Two suspects are the Eastern Pacific Barrier and the Sunda Shelf. The Eastern Pacific Barrier is a stretch of open ocean 3000 to 5000 kilometers wide that separates the Hawaiian archipelago and the Central Pacific Islands from the Americas. “That’s just too much open ocean for larvae to cross,” says Reece.
The Sunda Shelf, on the other hand, is an area of relatively shallow water between the Indian Ocean and the Pacific Ocean that has been repeatedly exposed when sea levels fell during periods of extensive glaciation.
Were the undulated and yellow-edged morays on either side of these barriers distinguishable genetically?

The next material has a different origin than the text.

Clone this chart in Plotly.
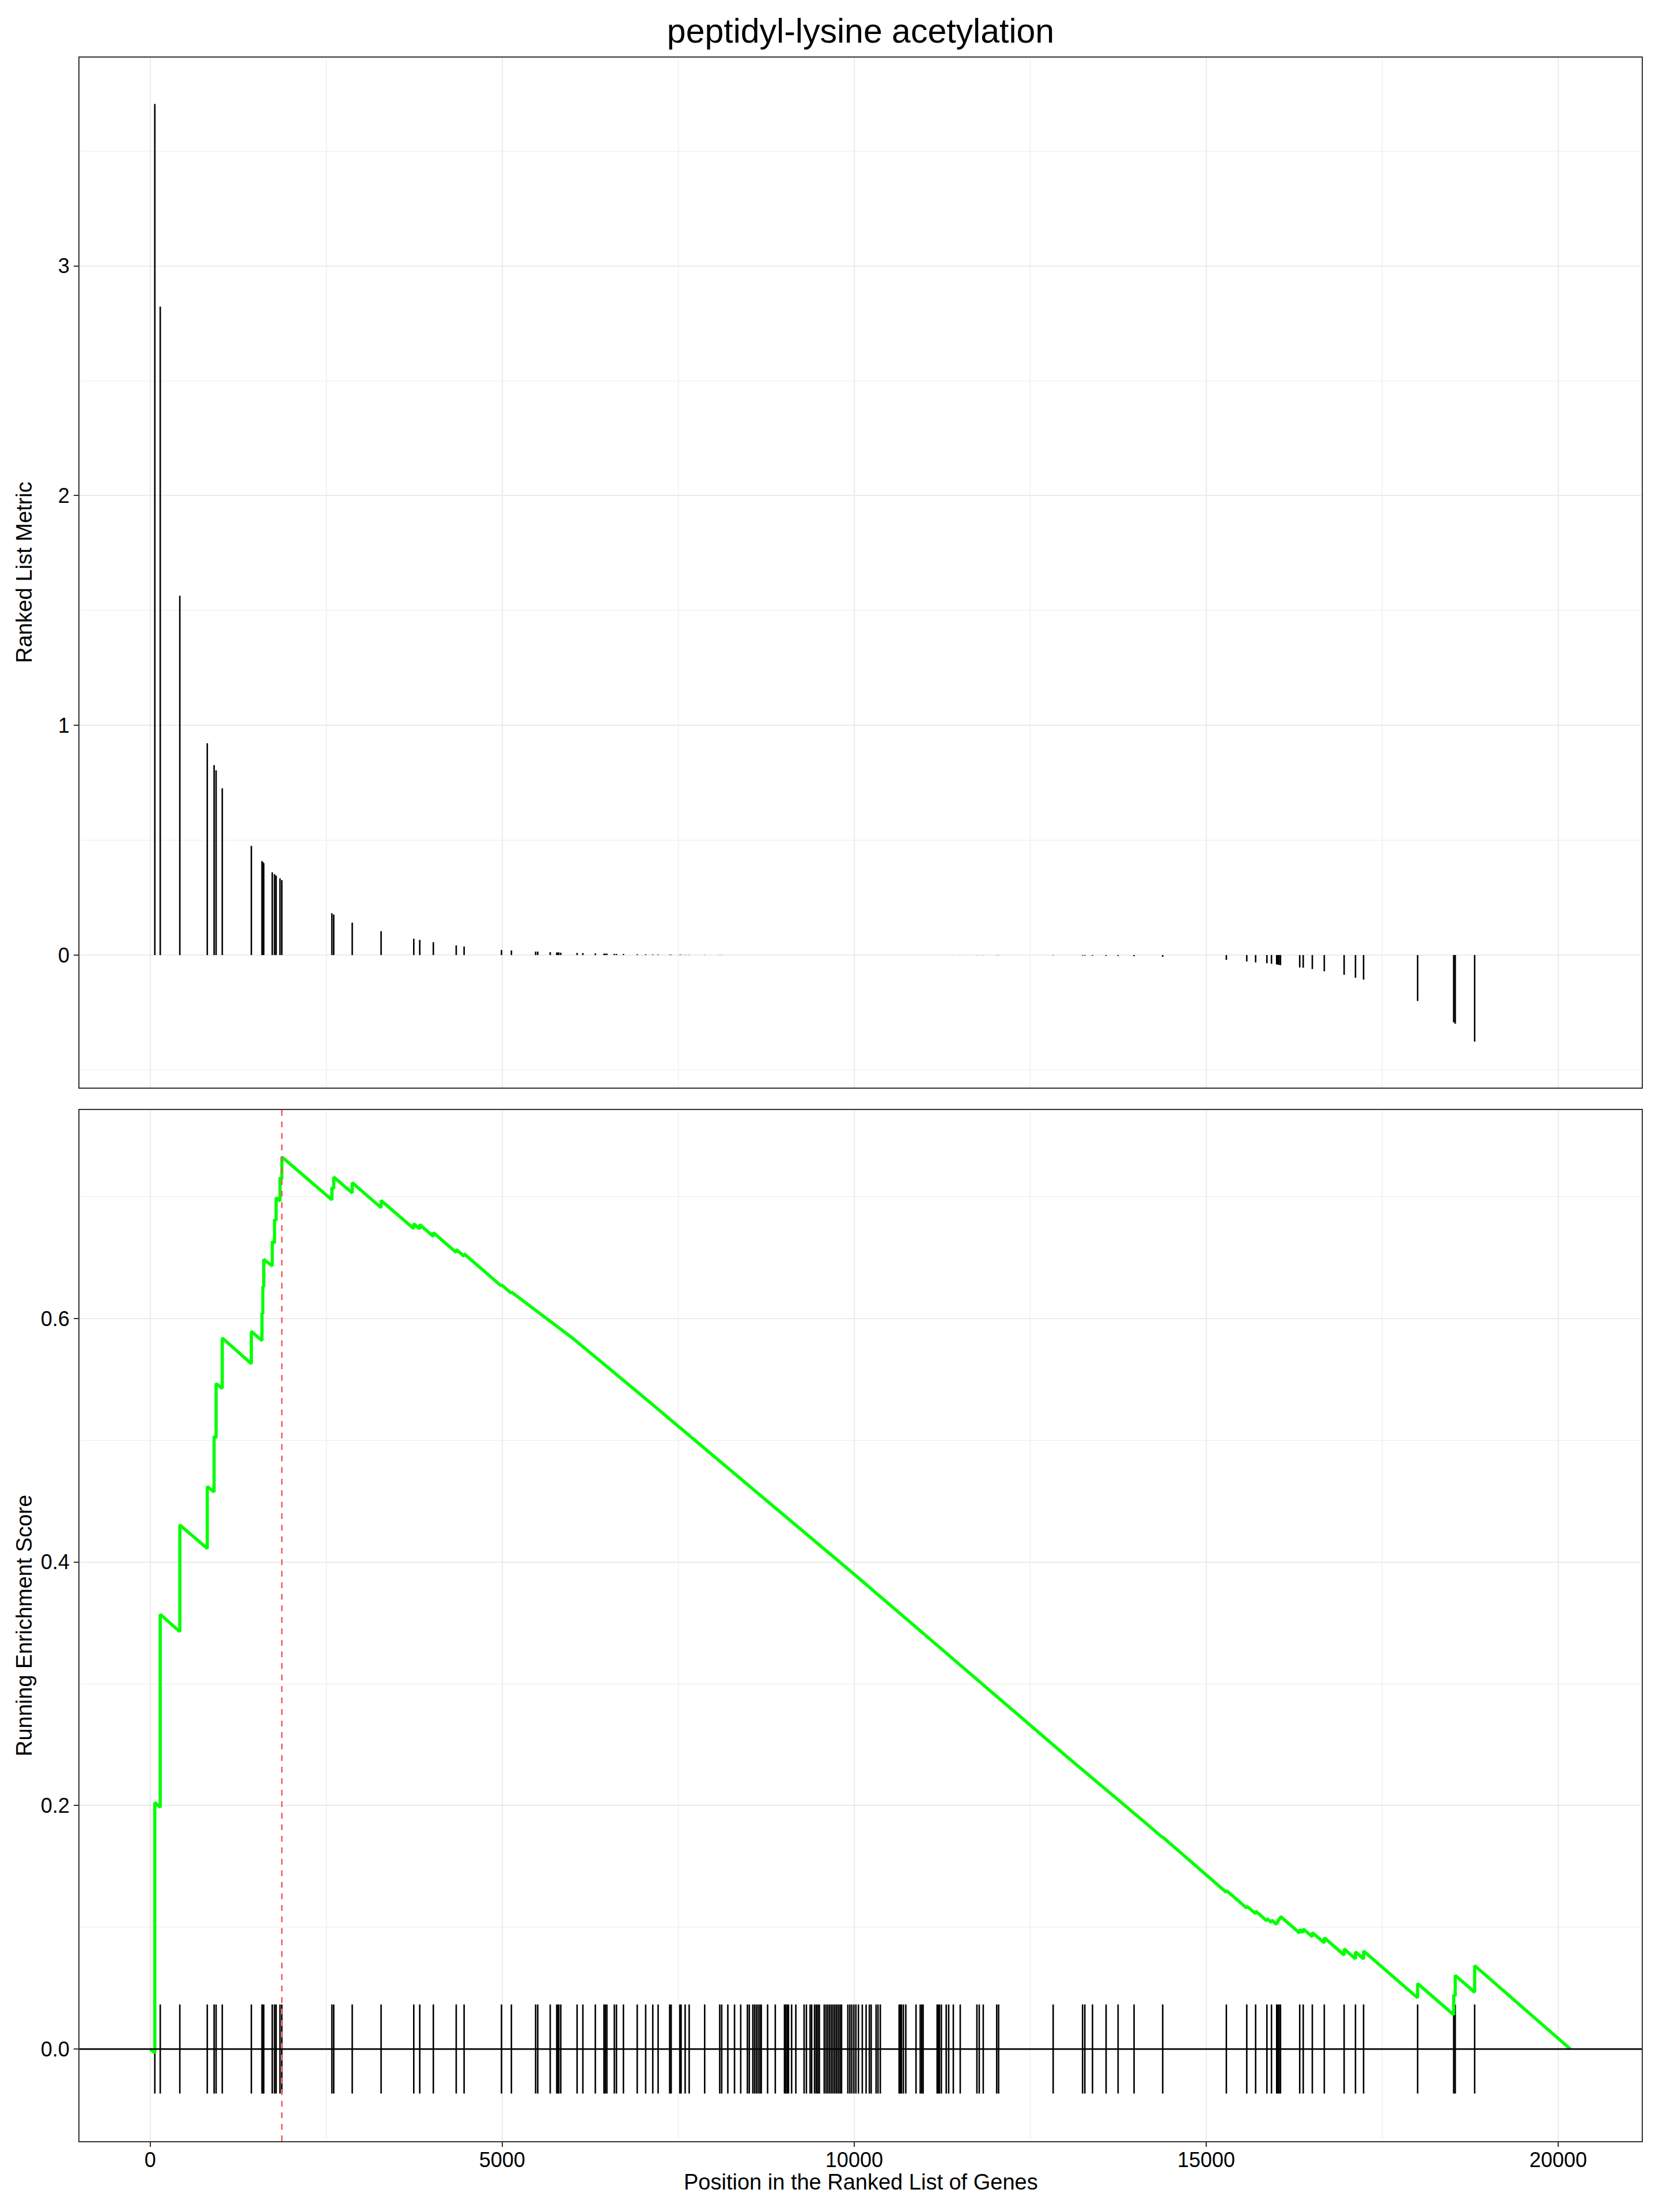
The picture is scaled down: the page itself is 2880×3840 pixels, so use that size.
import plotly.graph_objects as go

# ---------------- data ----------------
N_GENES = 20172
TITLE = "peptidyl-lysine acetylation"

# positions of the gene-set members in the ranked list
hit_pos = [
    66, 143, 421, 811, 908, 936, 1024, 1437, 1588, 1600, 1613, 1734, 1766, 1789, 1844, 1870,
    2581, 2607, 2870, 3280, 3744, 3829, 4022, 4347, 4459, 4990, 5131,
    5475, 5505, 5682, 5775, 5791, 5804, 5832, 6064, 6146, 6323, 6446, 6465, 6487, 6593, 6623,
    6722, 6918, 7038, 7139, 7215, 7379, 7400, 7523, 7541, 7599, 7656, 7876, 8090, 8118,
    8205, 8300, 8388, 8483, 8510, 8560, 8585, 8610, 8635, 8660, 8680, 8770, 8879, 9010, 9030,
    9050, 9067, 9111, 9171, 9288, 9321, 9374, 9396, 9437, 9460, 9482, 9505, 9574, 9600, 9625,
    9650, 9675, 9700, 9725, 9750, 9775, 9800, 9820, 9910, 9938, 9966, 9995, 10024, 10060,
    10115, 10169, 10215, 10241, 10311, 10338, 10371,
    10638, 10655, 10671, 10698, 10733, 10878, 10938, 10960, 10979, 11178, 11195, 11211, 11238,
    11307, 11342, 11408, 11506, 11743, 11776, 11833, 12024, 12051,
    12826, 13244, 13276, 13385, 13578, 13748, 13975, 14382, 15286, 15576, 15702, 15862, 15927,
    16001, 16018, 16035, 16055, 16328, 16378, 16507, 16677, 16959, 17120, 17235, 18003, 18515,
    18537, 18813,
]

# ranked list metric of each member
hit_metric = [
    3.705, 2.823, 1.564, 0.922, 0.827, 0.804, 0.726, 0.475, 0.409, 0.405, 0.400, 0.360, 0.352, 0.346, 0.334, 0.326,
    0.182, 0.176, 0.141, 0.104, 0.071, 0.066, 0.056, 0.042, 0.037, 0.022, 0.020,
    0.015, 0.015, 0.0125, 0.011, 0.011, 0.011, 0.010, 0.009, 0.0085, 0.007, 0.006, 0.006, 0.006, 0.005, 0.005,
    0.0045, 0.0035, 0.003, 0.0025, 0.0022, 0.0015, 0.0015, 0.0012, 0.0012, 0.001, 0.001, 0.0008, 0.0006, 0.0006,
    0.00005, 0.00005, 0.00005, 0.00005, 0.00005, 0.00005, 0.00005, 0.00005, 0.00005, 0.00005, 0.00005, 0.00004, 0.00004, 0.00004, 0.00004,
    0.00004, 0.00004, 0.00004, 0.00003, 0.00003, 0.00003, 0.00003, 0.00003, 0.00003, 0.00003, 0.00003, 0.00003, 0.00002, 0.00002, 0.00002,
    0.00002, 0.00002, 0.00002, 0.00002, 0.00002, 0.00002, 0.00002, 0.00002, 0.00001, 0.00001, 0.00001, 0.00001, 0.00001, 0.00001,
    0.00001, 0.00001, 0.00001, 0.00001, 0.00001, 0.00001, 0.00001,
    -0.0001, -0.0001, -0.0001, -0.0001, -0.0001, -0.0002, -0.0002, -0.0002, -0.0002, -0.0003, -0.0003, -0.0003, -0.0003,
    -0.0003, -0.0003, -0.0004, -0.0004, -0.0005, -0.0005, -0.0005, -0.0007, -0.0007,
    -0.0015, -0.0025, -0.0025, -0.003, -0.0035, -0.004, -0.005, -0.0075, -0.021, -0.028, -0.032, -0.036, -0.038,
    -0.041, -0.042, -0.043, -0.044, -0.054, -0.055, -0.061, -0.071, -0.086, -0.099, -0.107, -0.200, -0.293,
    -0.299, -0.377,
]

# running enrichment score, vertices
es_x = [
    1, 66, 66, 143, 143, 421, 421, 811, 811, 908, 908, 936, 936, 1024, 1024, 1437, 1437,
    1588, 1588, 1600, 1600, 1613, 1613, 1734, 1734, 1766, 1766, 1789, 1789, 1844, 1844, 1870, 1870,
    2581, 2581, 2607, 2607, 2870, 2870, 3280, 3280, 3744, 3744, 3829, 3829, 4022, 4022,
    4347, 4347, 4459, 4459, 4990, 4990, 5131, 5131,
    6000, 7000, 8000, 9000, 10000, 11000, 12000, 13000, 14000, 14382, 14382,
    15286, 15286, 15576, 15576, 15702, 15702, 15862, 15862, 15927, 15927,
    16001, 16001, 16018, 16018, 16035, 16035, 16055, 16055,
    16328, 16328, 16378, 16378, 16507, 16507, 16677, 16677, 16959, 16959, 17120, 17120,
    17235, 17235, 18003, 18003, 18515, 18515, 18537, 18537, 18813, 18813, 20172,
]
es_y = [
    0.0, -0.0033, 0.2025, 0.1986, 0.3571, 0.3429, 0.4305, 0.4112, 0.4621, 0.4576, 0.5035, 0.5020, 0.5467, 0.5427, 0.5841, 0.5630, 0.5895,
    0.5820, 0.6046, 0.6040, 0.6266, 0.6260, 0.6487, 0.6433, 0.6635, 0.6620, 0.6816, 0.6805, 0.6994, 0.6966, 0.7160, 0.7147, 0.7329,
    0.6976, 0.7079, 0.7066, 0.7163, 0.7033, 0.7117, 0.6912, 0.6970, 0.6740, 0.6780, 0.6737, 0.6773, 0.6676, 0.6707,
    0.6544, 0.6568, 0.6512, 0.6533, 0.6267, 0.6279, 0.6208, 0.6219,
    0.5840, 0.5360, 0.4875, 0.4386, 0.3900, 0.3405, 0.2908, 0.2412, 0.1925, 0.1737, 0.1741,
    0.1287, 0.1303, 0.1157, 0.1174, 0.1111, 0.1133, 0.1052, 0.1072, 0.1039, 0.1060,
    0.1023, 0.1046, 0.1038, 0.1061, 0.1053, 0.1076, 0.1066, 0.1089,
    0.0952, 0.0982, 0.0957, 0.0987, 0.0922, 0.0956, 0.0872, 0.0914, 0.0772, 0.0822, 0.0741, 0.0798,
    0.0740, 0.0805, 0.0420, 0.0538, 0.0281, 0.0446, 0.0435, 0.0605, 0.0466, 0.0685, 0.0,
]

ES_PEAK_POS = 1870

x_ticks = [0, 5000, 10000, 15000, 20000]
x_tick_labels = ["0", "5000", "10000", "15000", "20000"]
metric_ticks = [0, 1, 2, 3]
metric_tick_labels = ["0", "1", "2", "3"]
es_ticks = [0.0, 0.2, 0.4, 0.6]
es_tick_labels = ["0.0", "0.2", "0.4", "0.6"]

# ---------------- style ----------------
FONT = "Liberation Sans, Arial, Helvetica, sans-serif"
GRID = "#EBEBEB"
BORDER = "#333333"
RUG_HALF = 0.0366
X_RANGE = [-1004, 21186]
METRIC_RANGE = [-0.577, 3.907]
ES_RANGE = [-0.0757, 0.7714]

PAGE_W, PAGE_H = 2880, 3840
BODY = 8                      # default page margin around the plot div
W, H = PAGE_W - 2 * BODY, PAGE_H - 2 * BODY
# panel edges in page pixels
P_LEFT, P_RIGHT, P_TOP, P_BOTTOM = 138, 2850, 100, 3717
TOP_PANEL_BOTTOM, BOT_PANEL_TOP = 1888, 1927

M_L = P_LEFT - BODY
M_T = P_TOP - BODY
M_R = W - (P_RIGHT - BODY)
M_B = H - (P_BOTTOM - BODY)
plot_h = H - M_T - M_B
plot_w = W - M_L - M_R
top_dom = [(P_BOTTOM - TOP_PANEL_BOTTOM) / plot_h, 1.0]
bot_dom = [0.0, (P_BOTTOM - BOT_PANEL_TOP) / plot_h]

# ---------------- traces ----------------
bar_x, bar_y, rug_x, rug_y = [], [], [], []
for p, m in zip(hit_pos, hit_metric):
    bar_x += [p, p, None]
    bar_y += [0, m, None]
    rug_x += [p, p, None]
    rug_y += [-RUG_HALF, RUG_HALF, None]

fig = go.Figure()
fig.add_trace(go.Scatter(x=bar_x, y=bar_y, mode="lines", xaxis="x", yaxis="y",
                         line=dict(color="black", width=2.6), hoverinfo="skip", showlegend=False))
fig.add_trace(go.Scatter(x=rug_x, y=rug_y, mode="lines", xaxis="x2", yaxis="y2",
                         line=dict(color="black", width=2.6), hoverinfo="skip", showlegend=False))
fig.add_trace(go.Scatter(x=es_x, y=es_y, mode="lines", xaxis="x2", yaxis="y2",
                         line=dict(color="#00FF00", width=5.5), showlegend=False))

fig.add_shape(type="line", xref="x2", yref="y2 domain", x0=ES_PEAK_POS, x1=ES_PEAK_POS, y0=0, y1=1,
              line=dict(color="#FA5860", width=2.6, dash="10px,10px"), layer="above")
fig.add_shape(type="line", xref="x2 domain", yref="y2", x0=0, x1=1, y0=0, y1=0,
              line=dict(color="black", width=2.8), layer="above")

axis_common = dict(showline=True, mirror=True, linecolor=BORDER, linewidth=2.2,
                   showgrid=True, gridcolor=GRID, gridwidth=2.2, zeroline=False,
                   tickfont=dict(family=FONT, size=36, color="black"),
                   tickcolor=BORDER, tickwidth=2.2, ticklen=8)

fig.update_layout(
    width=W, height=H,
    margin=dict(l=M_L, r=M_R, t=M_T, b=M_B),
    paper_bgcolor="white", plot_bgcolor="white",
    font=dict(family=FONT, color="black"),
    title=dict(text=TITLE, x=0.5, xref="paper", y=1 - 45 / H, yref="container",
               xanchor="center", yanchor="middle", font=dict(family=FONT, size=59, color="black")),
    xaxis=dict(domain=[0, 1], anchor="y", range=X_RANGE, tickvals=x_ticks, ticktext=x_tick_labels,
               showticklabels=False, ticks="",
               minor=dict(dtick=2500, tick0=0, showgrid=True, gridcolor=GRID, gridwidth=1.1),
               **axis_common),
    yaxis=dict(domain=top_dom, anchor="x", range=METRIC_RANGE, tickvals=metric_ticks,
               ticktext=metric_tick_labels, ticks="outside",
               minor=dict(dtick=0.5, tick0=0, showgrid=True, gridcolor=GRID, gridwidth=1.1),
               **axis_common),
    xaxis2=dict(domain=[0, 1], anchor="y2", range=X_RANGE, tickvals=x_ticks, ticktext=x_tick_labels,
                ticks="outside", ticklabelstandoff=-8,
                minor=dict(dtick=2500, tick0=0, showgrid=True, gridcolor=GRID, gridwidth=1.1),
                **axis_common),
    yaxis2=dict(domain=bot_dom, anchor="x2", range=ES_RANGE, tickvals=es_ticks,
                ticktext=es_tick_labels, ticks="outside",
                minor=dict(dtick=0.1, tick0=0, showgrid=True, gridcolor=GRID, gridwidth=1.1),
                **axis_common),
)

ytitle_x = (42 - P_LEFT) / plot_w
fig.add_annotation(text="Ranked List Metric", xref="paper", yref="paper",
                   x=ytitle_x, y=(top_dom[0] + top_dom[1]) / 2, textangle=-90,
                   xanchor="center", yanchor="middle", showarrow=False,
                   font=dict(family=FONT, size=38, color="black"))
fig.add_annotation(text="Running Enrichment Score", xref="paper", yref="paper",
                   x=ytitle_x, y=(bot_dom[0] + bot_dom[1]) / 2, textangle=-90,
                   xanchor="center", yanchor="middle", showarrow=False,
                   font=dict(family=FONT, size=38, color="black"))
fig.add_annotation(text="Position in the Ranked List of Genes", xref="paper", yref="paper",
                   x=0.5, y=-(3788 - P_BOTTOM) / plot_h, xanchor="center", yanchor="middle",
                   showarrow=False, font=dict(family=FONT, size=38, color="black"))

fig.write_html("out.html")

To find out the biologists looked at selected mitochondrial and nuclear genes and asked whether there were unique alleles (variants) of these genes and whether the degree of variance was correlated with geographic separation.
They found lots of variation among the eel genes they examined, but virtually none of it had any geographic structure. In other words where the eel was living didn’t predict its genetic makeup.
“Some of the sampling sites are about 22,000 kilometers apart, so essentially two-thirds of the globe,” says Reece. “Yet you find the same alleles in South Africa as you do in Panama.”
“The only way to get shared genetic material across these distances,” says Reece, “is through gene flow.” The leptocephali, in other words, are efficiently ferrying genes from one population to the next, keeping the gene pool well stirred.
Several other reef fishes are also known to have highly dispersive pelagic stages. However, even these species show genetic partitions at major biogeographic barriers. The moray eels are in a class unto themselves, the champion dispersers.
Unsolved mystery
Although the phylogeographic survey answered some questions, it raised others.
If both species of eel are able to maintain genetic connectivity across the entire ocean basin, how did the species arise in the first place?
And not just these two species. Altogether there are 150 species of moray eel in the Indo-Pacific, including the giant, ribbon, snowflake, zebra, dragon, pink-lipped and freckled morays, the slenderjaw, hookjaw, viper, vagrant, lipspot and enigmatic eels . . . and many more.
When and how did they form separate species if their larvae make them nearly impervious to geographic isolation?
To further complicate things, says Reece, many of eel species share habitat, share distributions and share prey items. In most groups, he says, when that happens one species outcompetes the other and the loser disappears. The same rules don’t seem to apply in the morays and nobody knows why.
In other words, he may have found his postdoctoral as well as his doctoral research lurking under that ledge.